* [Work to do]
Only the lines from the one containing "What seaborn and" through the one containing "from matplotlib.patches import Patch" should be output, both ends included and exactly as they appear, minus any pictures.

Charts and diagrams as code

● ● ● ●

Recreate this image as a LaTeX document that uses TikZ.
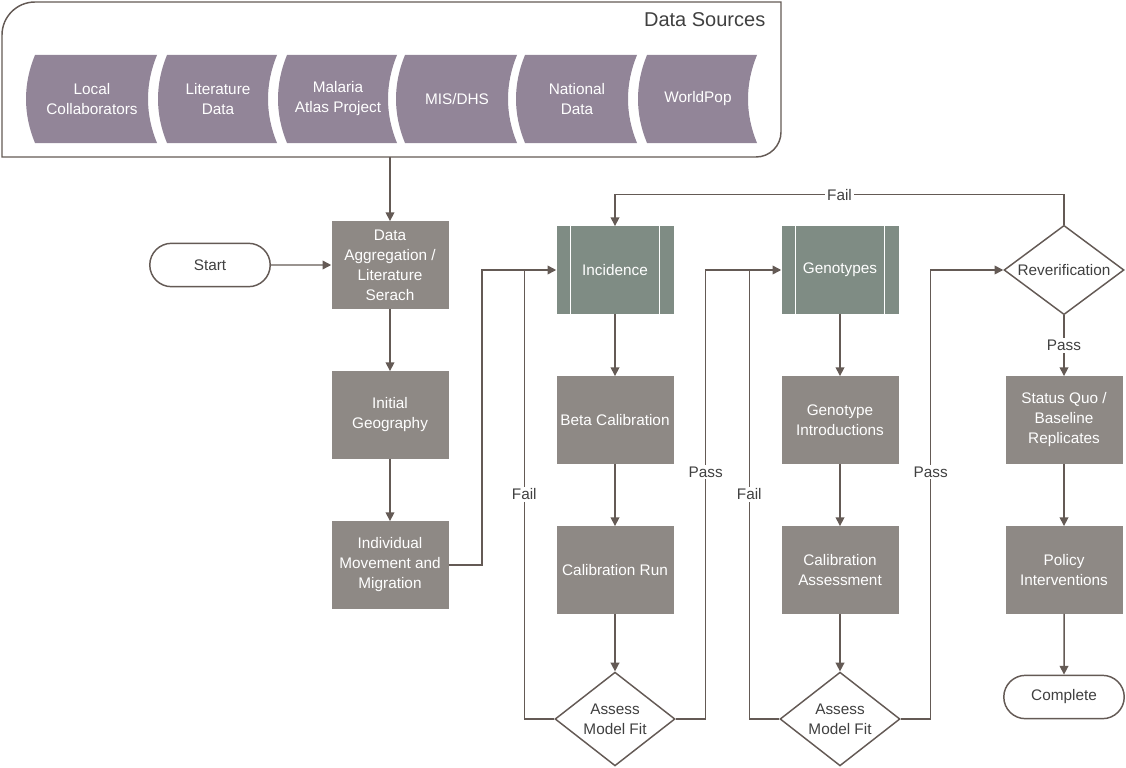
\documentclass[tikz,border=0pt]{standalone}
\usepackage{fontspec}
\setmainfont{Liberation Sans}
\usetikzlibrary{shapes.geometric,shapes.misc,arrows.meta}
\definecolor{srcpurple}{HTML}{928598}
\definecolor{procgray}{HTML}{8E8985}
\definecolor{subteal}{HTML}{7F8C84}
\definecolor{edgegray}{HTML}{645A55}
\definecolor{textdark}{HTML}{404040}
\begin{document}
\begin{tikzpicture}[x=0.75pt,y=-0.75pt,
  every node/.style={font=\fontsize{11.5pt}{15pt}\selectfont},
  procbox/.style={rectangle,fill=procgray,minimum width=87.75pt,minimum height=65.5pt,
    inner sep=0pt,text=white,align=center},
  subbox/.style={procbox,fill=subteal},
  decide/.style={diamond,draw=edgegray,line width=1.1pt,fill=white,minimum width=90pt,
    minimum height=67pt,inner sep=0pt,text=textdark,align=center},
  terminal/.style={rounded rectangle,draw=edgegray,line width=1.1pt,fill=white,
    minimum width=97pt,minimum height=32.5pt,text=textdark},
  srctext/.style={text=white,align=center},
  conn/.style={draw=edgegray,line width=1.1pt,-{Triangle[length=6.5pt,width=6.5pt]}},
  plain/.style={draw=edgegray,line width=1.1pt},
  lbl/.style={fill=white,text=textdark,inner sep=1.5pt}]
\useasboundingbox (0,0) rectangle (1126,767);

% Data sources container: rounded top-left and bottom-right corners
\draw[edgegray,line width=1.1pt] (2,157) -- (2,35) arc[start angle=180,end angle=90,radius=24.75pt]
  -- (781,2) -- (781,132) arc[start angle=0,end angle=-90,radius=18.75pt] -- cycle;
\node[anchor=east,text=textdark,font=\fontsize{15pt}{18pt}\selectfont] (dstitle) at (770,20) {Data Sources};
\coordinate (dsbottom) at (390,157);

% curved source tiles
\foreach \L/\R/\name/\txt in {35/157/s1/{Local\\Collaborators},167/277/s2/{Literature\\Data},
    287/397/s3/{Malaria\\Atlas Project},405/517/s4/{MIS/DHS},525/637/s5/{National\\Data},
    647/757/s6/{WorldPop}}{
  \fill[srcpurple] (\L,55) -- (\R,55) .. controls (\R-12,84) and (\R-12,114) .. (\R,143)
    -- (\L,143) .. controls (\L-12,114) and (\L-12,84) .. (\L,55) -- cycle;
  \node[srctext] (\name) at ({(\L+\R)/2-4},99) {\txt};
}

% first column
\node[terminal] (start) at (210,265) {Start};
\node[procbox] (agg) at (390,265) {Data\\Aggregation /\\Literature\\Serach};
\node[procbox] (geo) at (390,415) {Initial\\Geography};
\node[procbox] (move) at (390,565) {Individual\\Movement and\\Migration};

% incidence column
\node[subbox] (inc) at (615,270) {Incidence};
\node[procbox] (beta) at (615,420) {Beta Calibration};
\node[procbox] (run) at (615,570) {Calibration Run};
\node[decide] (fit1) at (615,719) {Assess\\Model Fit};

% genotype column
\node[subbox] (gen) at (840,270) {Genotypes};
\node[procbox] (intro) at (840,420) {Genotype\\Introductions};
\node[procbox] (assess) at (840,570) {Calibration\\Assessment};
\node[decide] (fit2) at (840,719) {Assess\\Model Fit};

% final column
\node[decide,label={[text=textdark]center:Reverification}] (rever) at (1064,270) {};
\node[procbox] (base) at (1064,420) {Status Quo /\\Baseline\\Replicates};
\node[procbox] (policy) at (1064,570) {Policy\\Interventions};
\node[terminal] (done) at (1064,697) {Complete};

% subprocess side bars
\foreach \n in {inc,gen}{
  \draw[white,line width=1pt] ([xshift=10.5pt]\n.north west) -- ([xshift=10.5pt]\n.south west);
  \draw[white,line width=1pt] ([xshift=-10.5pt]\n.north east) -- ([xshift=-10.5pt]\n.south east);
}

% connectors
\draw[conn] (dsbottom) -- (agg);
\draw[conn] (start) -- (agg);
\draw[conn] (agg) -- (geo);
\draw[conn] (geo) -- (move);
\draw[conn] (move.east) -- ++(33,0) |- (inc.west);

\draw[conn] (inc) -- (beta);
\draw[conn] (beta) -- (run);
\draw[conn] (run) -- (fit1);
\draw[plain] (fit1.west) -- ++(-30,0) coordinate (f1)
  -- (f1 |- inc.west) node[lbl,pos=0.5] {Fail};
\draw[conn] (fit1.east) -- ++(30,0) coordinate (p1)
  -- (p1 |- gen.west) node[lbl,pos=0.55] {Pass} -- (gen.west);

\draw[conn] (gen) -- (intro);
\draw[conn] (intro) -- (assess);
\draw[conn] (assess) -- (fit2);
\draw[plain] (fit2.west) -- ++(-30,0) coordinate (f2)
  -- (f2 |- gen.west) node[lbl,pos=0.5] {Fail};
\draw[conn] (fit2.east) -- ++(30,0) coordinate (p2)
  -- (p2 |- rever.west) node[lbl,pos=0.55] {Pass} -- (rever.west);

\draw[conn] (rever.north) -- ++(0,-30) coordinate (r1)
  -- (r1 -| inc.north) node[lbl,pos=0.5] {Fail} -- (inc.north);
\draw[conn] (rever.south) -- node[lbl] {Pass} (base.north);
\draw[conn] (base) -- (policy);
\draw[conn] (policy) -- (done);
\end{tikzpicture}
\end{document}
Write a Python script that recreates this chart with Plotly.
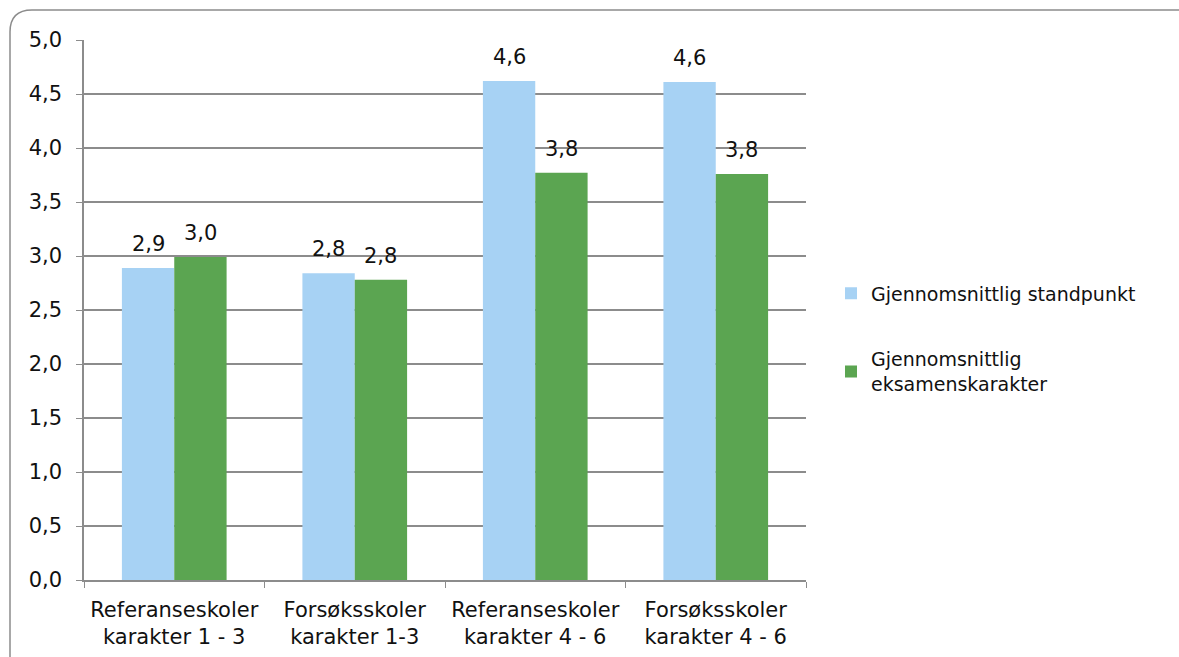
import plotly.graph_objects as go

categories = ["Referanseskoler<br>karakter 1 - 3", "Forsøksskoler<br>karakter 1-3",
              "Referanseskoler<br>karakter 4 - 6", "Forsøksskoler<br>karakter 4 - 6"]
standpunkt = [2.89, 2.84, 4.62, 4.61]
eksamen = [2.99, 2.78, 3.77, 3.76]
series_names = ["Gjennomsnittlig standpunkt", "Gjennomsnittlig<br>eksamenskarakter"]
y_ticks = [0, 0.5, 1.0, 1.5, 2.0, 2.5, 3.0, 3.5, 4.0, 4.5, 5.0]

W, H = 1179, 657
L, R, T, B = 84, 373, 40, 77
pw, ph = W - L - R, H - T - B

FONT = "DejaVu Sans"
FS = 21
LFS = 19
BARGAP = 0.42
fig = go.Figure()
fig.add_trace(go.Bar(x=categories, y=standpunkt, name=series_names[0],
                     marker=dict(color="#A7D2F4", line=dict(width=0)),
                     legendgroup="a"))
fig.add_trace(go.Bar(x=categories, y=eksamen, name=series_names[1],
                     marker=dict(color="#5BA551", line=dict(width=0)),
                     legendgroup="b"))

# value labels placed via the axes, shifted to each bar's centre
bar_w = pw / len(categories) * (1 - BARGAP) / 2
annotations = []
for vals, sign in ((standpunkt, -1), (eksamen, 1)):
    for c, v in zip(categories, vals):
        annotations.append(dict(x=c, y=v, xref="x", yref="y", text=f"{v:.1f}".replace(".", ","),
                                showarrow=False, xshift=sign * bar_w / 2, yshift=10,
                                yanchor="bottom", font=dict(size=FS, color="#111")))

def px(x):
    return (x - L) / pw

def py(y):
    return 1 - (y - T) / ph

x0, y0, x1, y1, r = 10, 10, 1200, 680, 22
path = (f"M {px(x0)},{py(y1)} L {px(x0)},{py(y0 + r)} "
        f"Q {px(x0)},{py(y0)} {px(x0 + r)},{py(y0)} L {px(x1)},{py(y0)}")

fig.update_layout(
    width=W, height=H,
    margin=dict(l=L, r=R, t=T, b=B),
    paper_bgcolor="white", plot_bgcolor="white",
    font=dict(family=FONT, size=FS, color="#111"),
    separators=", ",
    barmode="group", bargap=BARGAP, bargroupgap=0,
    showlegend=True,
    legend=dict(x=px(831), y=py(339), xanchor="left", yanchor="middle",
                font=dict(size=LFS), traceorder="grouped", tracegroupgap=38,
                itemwidth=30, bgcolor="rgba(0,0,0,0)"),
    annotations=annotations,
    shapes=[dict(type="path", xref="paper", yref="paper", path=path,
                 line=dict(color="#8C8C8C", width=1.5))],
    xaxis=dict(showline=True, linecolor="#8C8C8C", linewidth=1.5,
               ticks="outside", ticklen=6, tickcolor="#8C8C8C",
               tickson="boundaries", showgrid=False, ticklabelstandoff=10,
               automargin=False),
    yaxis=dict(range=[0, 5], tickvals=y_ticks, tickformat=".1f",
               showline=True, linecolor="#8C8C8C", linewidth=1.5,
               ticks="outside", ticklen=6, tickcolor="#8C8C8C",
               showgrid=True, gridcolor="#8C8C8C", gridwidth=1.5,
               zeroline=False, ticklabelstandoff=10, automargin=False),
)
fig.write_html("out.html", config={"displayModeBar": False},
               post_script="document.body.style.margin='0';document.body.style.padding='0';")
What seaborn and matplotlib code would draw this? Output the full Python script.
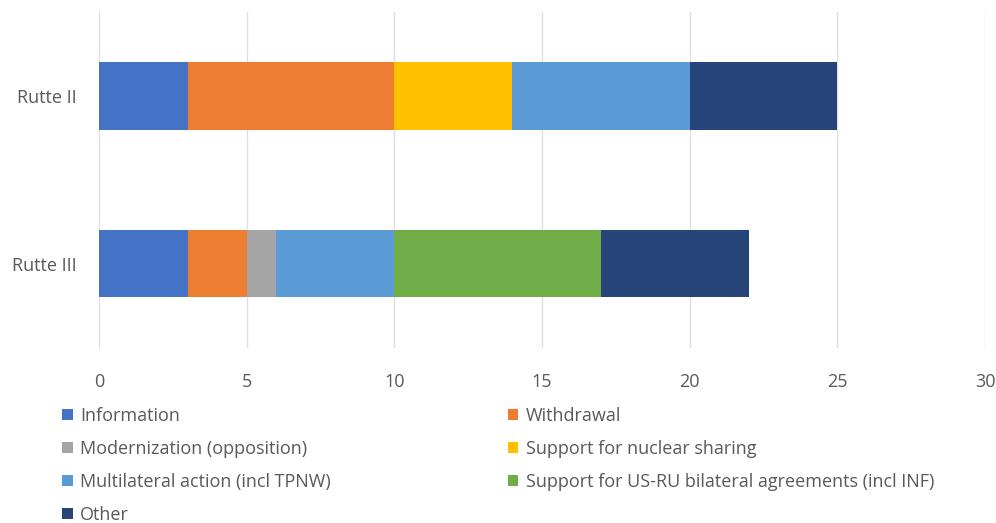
import matplotlib
matplotlib.use("Agg")
import matplotlib.pyplot as plt
import seaborn as sns
import numpy as np
import pandas as pd
from matplotlib.patches import Patch

# Cabinets and number of statements per category
cabinets = ["Rutte II", "Rutte III"]
categories = [
    "Information",
    "Withdrawal",
    "Modernization (opposition)",
    "Support for nuclear sharing",
    "Multilateral action (incl TPNW)",
    "Support for US-RU bilateral agreements (incl INF)",
    "Other",
]
information = [3, 3]
withdrawal = [7, 2]
modernization = [0, 1]
nuclear_sharing = [4, 0]
multilateral = [6, 4]
bilateral = [0, 7]
other = [5, 5]

colors = ["#4472C4", "#ED7D31", "#A5A5A5", "#FFC000", "#5B9BD5", "#70AD47", "#264478"]

series = [information, withdrawal, modernization, nuclear_sharing,
          multilateral, bilateral, other]

sns.set_theme(style="white")
plt.rcParams["font.family"] = ["Open Sans", "DejaVu Sans"]
text_color = "#595959"

fig = plt.figure(figsize=(9.96, 5.23), dpi=100)
ax = fig.add_axes([0.0994, 0.335, 0.8896, 0.642])

# Stacked horizontal bars: draw cumulative totals from the outermost segment inward
cum = np.cumsum(np.array(series), axis=0)
df = pd.DataFrame({"cabinet": cabinets})
for i in range(len(series) - 1, -1, -1):
    df["value"] = cum[i]
    sns.barplot(data=df, x="value", y="cabinet", color=colors[i], width=0.4,
                saturation=1, ax=ax, orient="h", zorder=2, linewidth=0)

ax.set_xlim(0, 30)
ax.set_ylim(1.5, -0.5)
ax.set_xticks(range(0, 31, 5))
ax.grid(axis="x", color="#E0E0E0", linewidth=1, zorder=0)
ax.set_axisbelow(True)
for s in ax.spines.values():
    s.set_visible(False)
ax.set_xlabel("")
ax.set_ylabel("")
ax.tick_params(axis="x", length=0, pad=18, labelsize=13, labelcolor=text_color)
ax.tick_params(axis="y", length=0, pad=16, labelsize=13, labelcolor=text_color)

# Legend laid out row-wise in two columns
handles = [Patch(facecolor=c, edgecolor="none") for c in colors]
order = [0, 2, 4, 6, 1, 3, 5]
fig.legend([handles[i] for i in order], [categories[i] for i in order],
           loc="upper left", bbox_to_anchor=(0.062, 0.222), ncol=2,
           frameon=False, fontsize=13, labelcolor=text_color,
           handlelength=0.6, handleheight=0.6, handletextpad=0.4,
           labelspacing=0.83, columnspacing=9.8, borderaxespad=0, borderpad=0)

fig.savefig("out.png", dpi=100)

● ● ● ●

* [Response to the task]
What seaborn and matplotlib code would draw this? Output the full Python script.
import matplotlib
matplotlib.use("Agg")
import matplotlib.pyplot as plt
import seaborn as sns
import numpy as np
import pandas as pd
from matplotlib.patches import Patch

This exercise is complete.